When our daughter was very young, we started going to our church’s annual Daddy-Daughter Dance. This event has become a yearly tradition and one of our favorite times together each year. We get to go out to dinner, hang with friends, eat a lot of sugar, and yes, dance. It’s so fun.
As my daughter has moved into the teenage years, I actually think that all I do with her nowadays is dance, but in a different kind of way. I feel like I constantly have to dance around emotions and feelings. I can easily say the wrong thing or look at her the wrong way and send our teenager into a jig that no one wants to be around to see. If I’m honest, as we dance through life I’m often stepping on my little girl’s toes. I don’t want to hurt her, but my inability to dance well and my frequent unwillingness to learn makes for a crash on more than just the dance floor.

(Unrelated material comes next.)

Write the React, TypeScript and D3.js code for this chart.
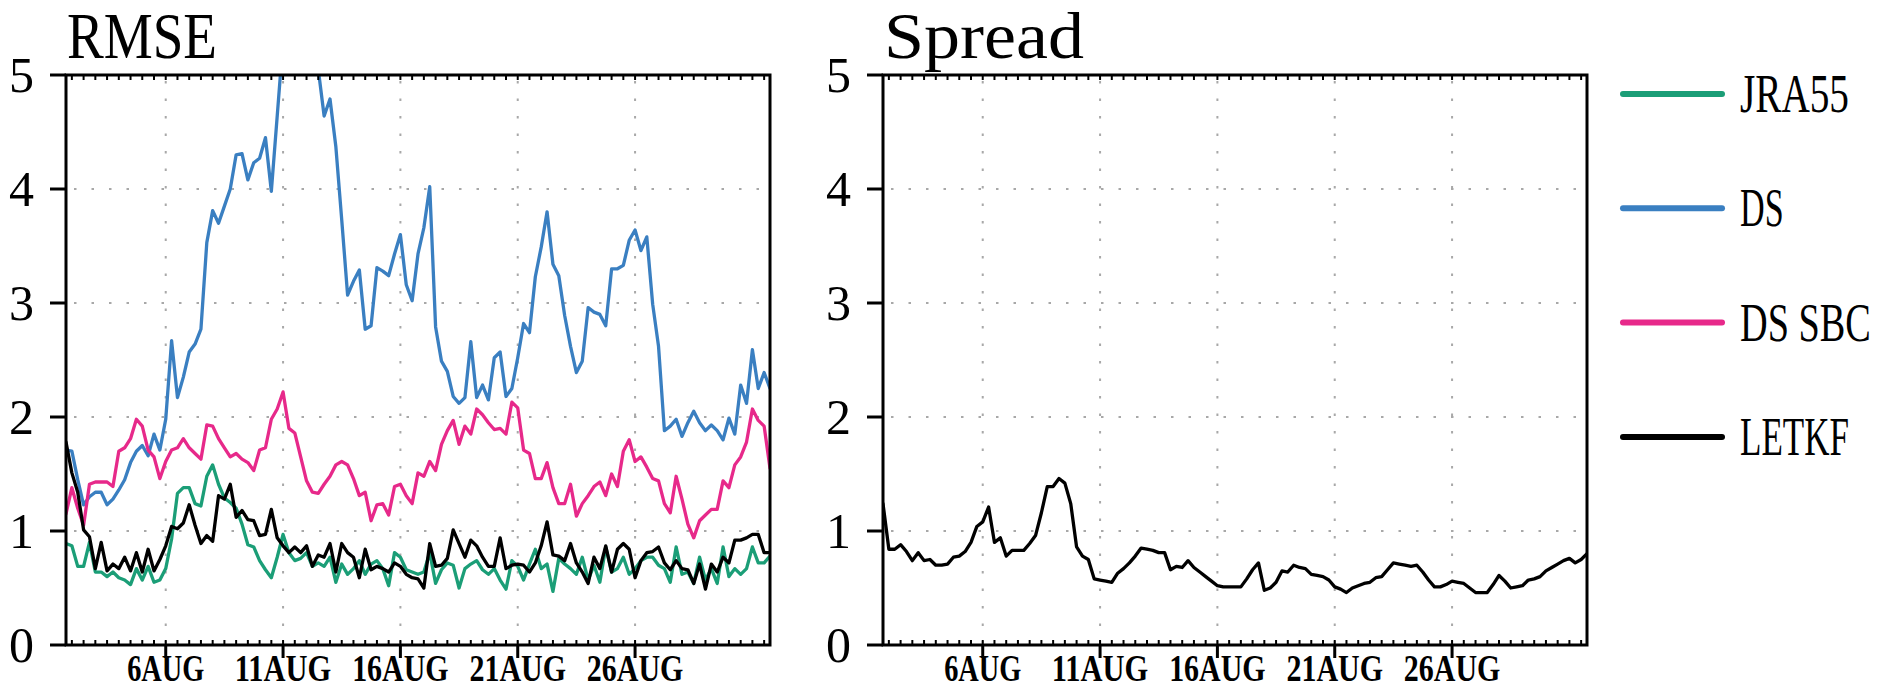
import React from "react";
import * as d3 from "d3";

// ---- data (6-hourly, starting 1 AUG 18Z) ----
const startTime = Date.UTC(2000, 7, 1, 18);
const stepHours = 6;

const tickDays = [6, 11, 16, 21, 26];
const tickLabels = ["6AUG", "11AUG", "16AUG", "21AUG", "26AUG"];
const yTicks = [0, 1, 2, 3, 4, 5];

const seriesNames = ["JRA55", "DS", "DS SBC", "LETKF"];
const seriesColors = ["#1b9e77", "#3a7fc1", "#e7298a", "#000000"];

const jra55 = [
  0.89, 0.87, 0.69, 0.69, 0.9, 0.64, 0.64, 0.6, 0.64, 0.59,
  0.57, 0.53, 0.67, 0.57, 0.69, 0.55, 0.57, 0.67, 0.93, 1.33,
  1.38, 1.38, 1.24, 1.22, 1.48, 1.58, 1.41, 1.29, 1.25, 1.2,
  1.06, 0.88, 0.86, 0.74, 0.66, 0.59, 0.77, 0.97, 0.81, 0.74,
  0.76, 0.81, 0.69, 0.72, 0.69, 0.77, 0.55, 0.71, 0.62, 0.67,
  0.74, 0.62, 0.71, 0.74, 0.67, 0.52, 0.81, 0.77, 0.66, 0.64,
  0.62, 0.64, 0.81, 0.54, 0.66, 0.72, 0.7, 0.5, 0.67, 0.71,
  0.74, 0.66, 0.62, 0.67, 0.57, 0.49, 0.74, 0.69, 0.57, 0.71,
  0.84, 0.67, 0.71, 0.47, 0.76, 0.71, 0.67, 0.62, 0.77, 0.57,
  0.7, 0.55, 0.86, 0.64, 0.67, 0.77, 0.62, 0.67, 0.74, 0.77,
  0.77, 0.7, 0.67, 0.55, 0.86, 0.62, 0.64, 0.54, 0.77, 0.57,
  0.67, 0.54, 0.86, 0.6, 0.67, 0.62, 0.67, 0.86, 0.72, 0.72,
  0.78,
];

const ds = [
  1.71, 1.7, 1.45, 1.23, 1.3, 1.34, 1.34, 1.23, 1.28, 1.36,
  1.45, 1.6, 1.7, 1.75, 1.66, 1.85, 1.71, 1.98, 2.67, 2.17,
  2.35, 2.57, 2.64, 2.77, 3.53, 3.81, 3.7, 3.85, 4.0, 4.3,
  4.31, 4.08, 4.23, 4.27, 4.45, 3.98, 4.64, 5.3, 5.6, 5.5,
  5.7, 5.4, 5.3, 5.05, 4.64, 4.79, 4.37, 3.73, 3.07, 3.19,
  3.29, 2.77, 2.8, 3.31, 3.28, 3.24, 3.43, 3.6, 3.16, 3.02,
  3.43, 3.66, 4.02, 2.79, 2.49, 2.4, 2.18, 2.12, 2.17, 2.66,
  2.17, 2.28, 2.15, 2.52, 2.57, 2.18, 2.25, 2.52, 2.82, 2.74,
  3.23, 3.49, 3.8, 3.34, 3.24, 2.89, 2.62, 2.39, 2.49, 2.96,
  2.92, 2.9, 2.8, 3.3, 3.3, 3.33, 3.55, 3.64, 3.46, 3.58,
  2.99, 2.62, 1.88, 1.92, 1.98, 1.83, 1.95, 2.05, 1.95, 1.88,
  1.93, 1.88, 1.8, 1.99, 1.85, 2.28, 2.12, 2.59, 2.25, 2.39,
  2.25,
];

const dsSbc = [
  1.15, 1.38, 1.2, 1.05, 1.41, 1.43, 1.43, 1.43, 1.39, 1.7,
  1.73, 1.81, 1.98, 1.92, 1.71, 1.65, 1.46, 1.61, 1.71, 1.73,
  1.81, 1.73, 1.68, 1.63, 1.93, 1.92, 1.81, 1.73, 1.65, 1.68,
  1.63, 1.6, 1.53, 1.71, 1.73, 1.98, 2.07, 2.22, 1.9, 1.86,
  1.65, 1.44, 1.34, 1.33, 1.41, 1.48, 1.58, 1.61, 1.58, 1.46,
  1.31, 1.34, 1.09, 1.23, 1.24, 1.14, 1.39, 1.41, 1.31, 1.24,
  1.51, 1.48, 1.61, 1.53, 1.76, 1.88, 1.97, 1.76, 1.92, 1.85,
  2.07, 2.02, 1.95, 1.89, 1.9, 1.85, 2.13, 2.08, 1.71, 1.68,
  1.46, 1.46, 1.6, 1.38, 1.24, 1.24, 1.41, 1.13, 1.24, 1.31,
  1.39, 1.43, 1.31, 1.5, 1.39, 1.7, 1.8, 1.61, 1.65, 1.56,
  1.46, 1.44, 1.24, 1.16, 1.48, 1.28, 1.06, 0.94, 1.09, 1.14,
  1.19, 1.19, 1.44, 1.38, 1.58, 1.65, 1.78, 2.07, 1.97, 1.92,
  1.55,
];

const letkf = [
  1.78, 1.51, 1.34, 1.01, 0.95, 0.67, 0.9, 0.65, 0.71, 0.67,
  0.77, 0.65, 0.81, 0.64, 0.84, 0.65, 0.75, 0.87, 1.04, 1.02,
  1.07, 1.23, 1.05, 0.89, 0.96, 0.91, 1.31, 1.28, 1.41, 1.12,
  1.18, 1.1, 1.09, 0.96, 0.97, 1.19, 0.94, 0.87, 0.81, 0.86,
  0.81, 0.87, 0.69, 0.79, 0.77, 0.89, 0.64, 0.89, 0.81, 0.77,
  0.59, 0.84, 0.66, 0.69, 0.67, 0.64, 0.72, 0.69, 0.62, 0.59,
  0.58, 0.5, 0.89, 0.69, 0.7, 0.76, 1.01, 0.89, 0.77, 0.92,
  0.87, 0.77, 0.69, 0.69, 0.94, 0.67, 0.7, 0.71, 0.7, 0.64,
  0.72, 0.87, 1.08, 0.79, 0.78, 0.74, 0.89, 0.72, 0.64, 0.54,
  0.77, 0.67, 0.87, 0.64, 0.84, 0.89, 0.84, 0.59, 0.74, 0.81,
  0.82, 0.86, 0.72, 0.66, 0.74, 0.67, 0.66, 0.54, 0.71, 0.49,
  0.71, 0.64, 0.77, 0.72, 0.92, 0.92, 0.94, 0.97, 0.97, 0.81,
  0.81,
];

const spread = [
  1.24, 0.84, 0.84, 0.88, 0.82, 0.74, 0.81, 0.74, 0.75, 0.7,
  0.7, 0.71, 0.77, 0.78, 0.82, 0.9, 1.04, 1.08, 1.21, 0.9,
  0.94, 0.78, 0.83, 0.83, 0.83, 0.89, 0.96, 1.16, 1.39, 1.39,
  1.46, 1.42, 1.24, 0.86, 0.78, 0.75, 0.58, 0.57, 0.56, 0.55,
  0.63, 0.67, 0.72, 0.78, 0.85, 0.84, 0.83, 0.81, 0.81, 0.66,
  0.69, 0.68, 0.74, 0.68, 0.64, 0.6, 0.56, 0.52, 0.51, 0.51,
  0.51, 0.51, 0.58, 0.66, 0.72, 0.48, 0.5, 0.55, 0.65, 0.64,
  0.7, 0.68, 0.67, 0.62, 0.61, 0.6, 0.57, 0.51, 0.49, 0.46,
  0.5, 0.52, 0.54, 0.55, 0.59, 0.6, 0.66, 0.72, 0.71, 0.7,
  0.69, 0.7, 0.64, 0.57, 0.51, 0.51, 0.53, 0.56, 0.55, 0.54,
  0.5, 0.46, 0.46, 0.46, 0.53, 0.61, 0.56, 0.5, 0.51, 0.52,
  0.57, 0.58, 0.6, 0.65, 0.68, 0.71, 0.74, 0.76, 0.72, 0.75,
  0.8,
];

// ---- layout ----
const W = 1882;
const H = 689;
const TOP = 75;
const BOTTOM = 645;
const FONT = "'Liberation Serif', 'DejaVu Serif', serif";

const H6 = stepHours * 3600 * 1000;
const dates = d3.range(spread.length).map((i) => new Date(startTime + i * H6));
const endTime = startTime + (spread.length - 1) * H6;
const tickDates = tickDays.map((d) => new Date(Date.UTC(2000, 7, d)));

const yScale = d3.scaleLinear().domain([0, 5]).range([BOTTOM, TOP]);

type Series = { name: string; color: string; values: number[] };

function Panel({
  x0,
  x1,
  title,
  titleWidth,
  series,
  id,
}: {
  x0: number;
  x1: number;
  title: string;
  titleWidth: number;
  series: Series[];
  id: string;
}) {
  const x = d3.scaleUtc().domain([new Date(startTime), new Date(endTime)]).range([x0, x1]);
  const line = d3
    .line<number>()
    .x((_, i) => x(dates[i]))
    .y((d) => yScale(d));
  const minorTimes = d3
    .range(0, endTime - startTime + 1, 12 * 3600 * 1000)
    .map((t) => new Date(startTime + 6 * 3600 * 1000 + t));
  return (
    <g>
      <defs>
        <clipPath id={id}>
          <rect x={x0} y={TOP} width={x1 - x0} height={BOTTOM - TOP} />
        </clipPath>
      </defs>
      {/* grid */}
      {yTicks.slice(1, -1).map((v) => (
        <line key={"hg" + v} x1={x0 + 8} x2={x1} y1={yScale(v)} y2={yScale(v)} stroke="#a8a8a8" strokeWidth={2} strokeDasharray="2.5 15" />
      ))}
      {tickDates.map((d, i) => (
        <line key={"vg" + i} x1={x(d)} x2={x(d)} y1={TOP + 6} y2={BOTTOM} stroke="#a8a8a8" strokeWidth={2} strokeDasharray="2.5 15" />
      ))}
      {/* data */}
      <g clipPath={`url(#${id})`}>
        {series.map((s) => (
          <path key={s.name} d={line(s.values) || ""} fill="none" stroke={s.color} strokeWidth={3.3} strokeLinejoin="round" strokeLinecap="round" />
        ))}
      </g>
      {/* minor ticks on top and bottom borders */}
      {minorTimes
        .filter((d) => x(d) > x0 + 2 && x(d) < x1 - 2)
        .map((d, i) => (
          <g key={"mt" + i}>
            <line x1={x(d)} x2={x(d)} y1={TOP} y2={TOP + 5} stroke="#000" strokeWidth={2} />
            <line x1={x(d)} x2={x(d)} y1={BOTTOM} y2={BOTTOM - 5} stroke="#000" strokeWidth={2} />
          </g>
        ))}
      {/* frame */}
      <rect x={x0} y={TOP} width={x1 - x0} height={BOTTOM - TOP} fill="none" stroke="#000" strokeWidth={3} />
      {/* y ticks */}
      {yTicks.map((v) => (
        <g key={"yt" + v}>
          <line x1={x0 - 16} x2={x0} y1={yScale(v)} y2={yScale(v)} stroke="#000" strokeWidth={3} />
          <text x={x0 - 32} y={yScale(v) + 17} textAnchor="end" fontFamily={FONT} fontSize={50} fill="#000">
            {v}
          </text>
        </g>
      ))}
      {/* x ticks */}
      {tickDates.map((d, i) => (
        <g key={"xt" + i}>
          <line x1={x(d)} x2={x(d)} y1={BOTTOM} y2={BOTTOM + 13} stroke="#000" strokeWidth={3} />
          <text
            x={x(d)}
            y={BOTTOM + 36}
            textAnchor="middle"
            fontFamily={FONT}
            fontWeight="bold"
            fontSize={38}
            textLength={tickLabels[i].length * 19.3}
            lengthAdjust="spacingAndGlyphs"
            fill="#000"
          >
            {tickLabels[i]}
          </text>
        </g>
      ))}
      {/* title */}
      <text
        transform={`translate(${x0 + 1},58) scale(1,1.32)`}
        fontFamily={FONT}
        fontSize={50}
        textLength={titleWidth}
        lengthAdjust="spacingAndGlyphs"
        fill="#000"
      >
        {title}
      </text>
    </g>
  );
}

export default function App() {
  const leftSeries: Series[] = [
    { name: seriesNames[0], color: seriesColors[0], values: jra55 },
    { name: seriesNames[1], color: seriesColors[1], values: ds },
    { name: seriesNames[2], color: seriesColors[2], values: dsSbc },
    { name: seriesNames[3], color: seriesColors[3], values: letkf },
  ];
  const rightSeries: Series[] = [{ name: "Spread", color: "#000", values: spread }];
  const legendY = d3.range(seriesNames.length).map((i) => 94 + i * 114.3);
  return (
    <svg width={W} height={H} style={{ position: "absolute", left: 0, top: 0, background: "#fff" }}>
      <rect width={W} height={H} fill="#fff" />
      <Panel x0={66} x1={770} title="RMSE" titleWidth={150} series={leftSeries} id="clipL" />
      <Panel x0={883} x1={1587} title="Spread" titleWidth={200} series={rightSeries} id="clipR" />
      {seriesNames.map((n, i) => (
        <g key={n}>
          <line x1={1623} x2={1722} y1={legendY[i]} y2={legendY[i]} stroke={seriesColors[i]} strokeWidth={6} strokeLinecap="round" />
          <text
            transform={`translate(1740,${legendY[i] + 18}) scale(1,1.35)`}
            fontFamily={FONT}
            fontSize={40}
            textLength={n.length * 21.8}
            lengthAdjust="spacingAndGlyphs"
            fill="#000"
          >
            {n}
          </text>
        </g>
      ))}
    </svg>
  );
}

I’ve been thinking a lot lately about how I can get better at this dance through life with someone I love so much. How can I lead and navigate this relationship in such a way that we really love each other both now and later. I know that I can’t control her and how she will respond to what I do, but I do believe there are a few things I can do as the dad of a teenager that could help us both move more gracefully together. Below are a few ideas that I hope will help dads do a better job of dancing the dance:
Don’t expect rationality and be patient– The longer I parent the more I realize that stereotypes about our kids exist for a reason. Middle and high school girls (and sometimes boys) are often irrational and there is no amount of reason that can change their mind. If I know that my daughter is not thinking rationally, then maybe I won’t engage in trying to convince her of something her mind won’t let her believe. I’m all about speaking truth and helping my kids develop a different, better perspective, but that takes time. I need to be patient with my little girl as she grows up and her mind develops.
Be aware of the hot buttons and STAY AWAY– Too often I step on land mines on the dance floor that I know are there. I somehow hope that she has grown out of thinking or reacting a certain way and I push her into a place where she struggles to control her actions. As a dad, I need to take the apostle Paul’s words in Ephesians 6 to heart: “Fathers, do not exasperate your children, instead bring them up in the training and instruction of the Lord.” As dads, we can get behind the “bring and train them up part” but in order for them to hear us we need to make sure we are doing our part to not alienate our kids through frustrating and exasperating them.
Empathize and apologize … a lot– As I navigate certain issues, I am learning that my daughter often simply wants for me to empathize with her and understand where she is coming from. When she thinks I am not listening or I don’t understand what she is thinking, it makes the dance a whole lot harder. I am working hard to listen, be more aware of what she is thinking, and letting her know that I care about how things are affecting her. I find myself apologizing more, not just for the things I do but for the times when I don’t listen or work to hear her heart and the things that are difficult for her, even when I don’t understand.
Pray for her heart– Years ago I heard a statement that, as a pastor, shook me. It says, “Ministry without prayer is the highest form of arrogance.” For anyone to think they can lead people to a faith in God without relying on God is incredibly arrogant. I have taken that statement and applied it to my parenting. Let’s see how it lands with you: “Parenting without prayer is the highest form of arrogance.” For me to think that I can lead my kids in any way without God is crazy. Part of dancing the dance is taking the time to ask the God who created my daughter to mold and change her heart in the way He wants to mold and change it. I simply need to trust that He is in control, give her heart and life over to him, and do my part lead her in the dance that God has called me to lead.